UCT’s Black Academic Caucus concerned as Prof Phakeng ‘forced’ into early retirement

UCT vice-chancellor Mamokgethi Phakeng, photographed at Glenara. Photos: Lerato Maduna

UCT vice-chancellor Mamokgethi Phakeng, photographed at Glenara. Photos: Lerato Maduna

Published Mar 2, 2023


Cape Town – UCT’s Black Academic Caucus has raised concerns that outgoing vice-chancellor Professor Mamokgethi Phakeng was publicly ‘forced’ into early retirement.

Phakeng was recently placed on special leave with immediate effect.

According to reports, Phakeng received a golden handshake worth R12 million from UCT to vacate her position.

A four-member panel led by retired Supreme Court of Appeal Judge President Lex Mpati, was investigating, among other things, whether UCT council chairperson Babalwa Ngonyama and Phakeng misled the Senate in relation to the departure of former deputy vice-chancellor Professor Lis Lange last year.

The chairperson of the Black Academic Caucus at UCT, Dr Hlumani Ndlovu, told Newzroom Afrika that they had only heard of Phakeng’s matter in the media more than the UCT council and it had raised serious concerns.

“There are a lot of things that are happening in this institution and it is a very complex issue. Our view as the BAC is that a core of this issue is really a fight for the soul of the office of VC at UCT.

“This is really a call that raises concerns that there are forces within UCT that are refusing to transform at the pace we require as a university.

“I think, for instance, if you look at the structure, which is a key structure like the Senate, currently as things stand, in terms of the demographics of the senate, right now it is 66% white.

“It tells you of the kinds of challenges that were faced by Phakeng, who is very strong and professional in transformation. To work in a structure that basically is dominantly white is the biggest challenge,” Ndlovu said.

Ndlovu said the black caucus had been clear about the issue of changing the demographics of the Senate in the institution and in 2022 they put the motion of debate on how to diversify the profile of the Senate.

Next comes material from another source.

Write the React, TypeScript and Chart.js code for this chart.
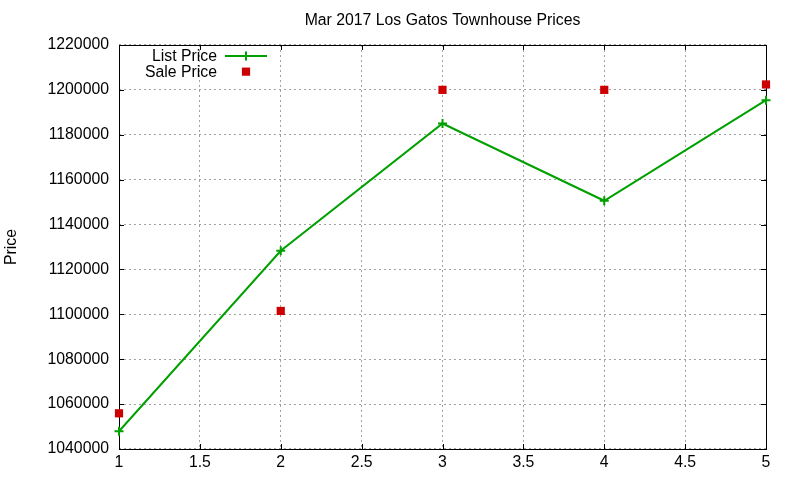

“The senators of UCT refused to debate the issues of changing the demographics, so it tells you the kind of problems we have and when the senate last year pushed an investigation into the vice-chancellor, most of us knew that it was the writing on the wall,” he said.

He added that as the institution seeks to appoint a new vice-chancellor, it might face similar challenges in the future if it did not do a proper analysis or a proper investigation.

Ndlovu said there was no proper communication about what is happening inside the institution, but rather leaks from media houses that reported on these issues.